▸ Your goal: Return the records in full, exactly as given.

▸ Exercise input:

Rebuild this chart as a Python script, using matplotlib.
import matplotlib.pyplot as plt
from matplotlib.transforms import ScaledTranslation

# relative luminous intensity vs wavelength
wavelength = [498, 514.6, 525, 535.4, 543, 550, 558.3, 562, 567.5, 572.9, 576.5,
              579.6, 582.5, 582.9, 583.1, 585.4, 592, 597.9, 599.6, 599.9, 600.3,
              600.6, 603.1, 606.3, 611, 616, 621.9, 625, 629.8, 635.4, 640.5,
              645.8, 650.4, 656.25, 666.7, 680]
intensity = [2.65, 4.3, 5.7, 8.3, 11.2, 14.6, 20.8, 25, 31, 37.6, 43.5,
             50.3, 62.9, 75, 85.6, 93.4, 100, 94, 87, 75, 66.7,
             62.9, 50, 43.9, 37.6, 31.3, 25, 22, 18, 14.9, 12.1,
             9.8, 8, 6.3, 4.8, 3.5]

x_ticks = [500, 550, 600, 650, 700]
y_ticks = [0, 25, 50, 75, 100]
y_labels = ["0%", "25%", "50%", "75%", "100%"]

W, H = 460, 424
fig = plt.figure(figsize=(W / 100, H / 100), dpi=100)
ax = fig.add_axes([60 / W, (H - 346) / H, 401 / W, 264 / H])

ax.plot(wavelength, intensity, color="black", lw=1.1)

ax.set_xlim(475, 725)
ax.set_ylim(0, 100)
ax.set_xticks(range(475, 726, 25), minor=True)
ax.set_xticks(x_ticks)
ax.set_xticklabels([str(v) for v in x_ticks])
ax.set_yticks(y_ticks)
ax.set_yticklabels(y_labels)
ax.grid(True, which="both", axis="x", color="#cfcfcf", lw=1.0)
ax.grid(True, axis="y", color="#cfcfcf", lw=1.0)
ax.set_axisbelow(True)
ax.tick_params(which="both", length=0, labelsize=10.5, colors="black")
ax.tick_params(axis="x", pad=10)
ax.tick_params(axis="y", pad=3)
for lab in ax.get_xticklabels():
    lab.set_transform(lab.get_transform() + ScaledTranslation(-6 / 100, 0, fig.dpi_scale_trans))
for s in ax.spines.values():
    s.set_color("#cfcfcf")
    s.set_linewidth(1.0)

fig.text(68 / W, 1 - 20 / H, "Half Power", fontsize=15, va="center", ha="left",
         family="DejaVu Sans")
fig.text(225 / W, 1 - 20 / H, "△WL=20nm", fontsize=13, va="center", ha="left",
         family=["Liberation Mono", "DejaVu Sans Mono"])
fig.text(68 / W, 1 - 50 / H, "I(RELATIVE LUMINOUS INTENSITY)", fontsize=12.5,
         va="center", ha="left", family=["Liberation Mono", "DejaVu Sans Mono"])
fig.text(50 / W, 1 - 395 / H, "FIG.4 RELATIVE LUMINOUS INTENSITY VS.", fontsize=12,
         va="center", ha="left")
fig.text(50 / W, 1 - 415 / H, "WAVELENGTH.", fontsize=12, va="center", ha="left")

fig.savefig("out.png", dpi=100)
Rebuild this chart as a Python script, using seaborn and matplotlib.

▸ Written reply:
Rebuild this chart as a Python script, using matplotlib.
import matplotlib.pyplot as plt
from matplotlib.transforms import ScaledTranslation

# relative luminous intensity vs wavelength
wavelength = [498, 514.6, 525, 535.4, 543, 550, 558.3, 562, 567.5, 572.9, 576.5,
              579.6, 582.5, 582.9, 583.1, 585.4, 592, 597.9, 599.6, 599.9, 600.3,
              600.6, 603.1, 606.3, 611, 616, 621.9, 625, 629.8, 635.4, 640.5,
              645.8, 650.4, 656.25, 666.7, 680]
intensity = [2.65, 4.3, 5.7, 8.3, 11.2, 14.6, 20.8, 25, 31, 37.6, 43.5,
             50.3, 62.9, 75, 85.6, 93.4, 100, 94, 87, 75, 66.7,
             62.9, 50, 43.9, 37.6, 31.3, 25, 22, 18, 14.9, 12.1,
             9.8, 8, 6.3, 4.8, 3.5]

x_ticks = [500, 550, 600, 650, 700]
y_ticks = [0, 25, 50, 75, 100]
y_labels = ["0%", "25%", "50%", "75%", "100%"]

W, H = 460, 424
fig = plt.figure(figsize=(W / 100, H / 100), dpi=100)
ax = fig.add_axes([60 / W, (H - 346) / H, 401 / W, 264 / H])

ax.plot(wavelength, intensity, color="black", lw=1.1)

ax.set_xlim(475, 725)
ax.set_ylim(0, 100)
ax.set_xticks(range(475, 726, 25), minor=True)
ax.set_xticks(x_ticks)
ax.set_xticklabels([str(v) for v in x_ticks])
ax.set_yticks(y_ticks)
ax.set_yticklabels(y_labels)
ax.grid(True, which="both", axis="x", color="#cfcfcf", lw=1.0)
ax.grid(True, axis="y", color="#cfcfcf", lw=1.0)
ax.set_axisbelow(True)
ax.tick_params(which="both", length=0, labelsize=10.5, colors="black")
ax.tick_params(axis="x", pad=10)
ax.tick_params(axis="y", pad=3)
for lab in ax.get_xticklabels():
    lab.set_transform(lab.get_transform() + ScaledTranslation(-6 / 100, 0, fig.dpi_scale_trans))
for s in ax.spines.values():
    s.set_color("#cfcfcf")
    s.set_linewidth(1.0)

fig.text(68 / W, 1 - 20 / H, "Half Power", fontsize=15, va="center", ha="left",
         family="DejaVu Sans")
fig.text(225 / W, 1 - 20 / H, "△WL=20nm", fontsize=13, va="center", ha="left",
         family=["Liberation Mono", "DejaVu Sans Mono"])
fig.text(68 / W, 1 - 50 / H, "I(RELATIVE LUMINOUS INTENSITY)", fontsize=12.5,
         va="center", ha="left", family=["Liberation Mono", "DejaVu Sans Mono"])
fig.text(50 / W, 1 - 395 / H, "FIG.4 RELATIVE LUMINOUS INTENSITY VS.", fontsize=12,
         va="center", ha="left")
fig.text(50 / W, 1 - 415 / H, "WAVELENGTH.", fontsize=12, va="center", ha="left")

fig.savefig("out.png", dpi=100)
Rebuild this chart as a Python script, using seaborn and matplotlib.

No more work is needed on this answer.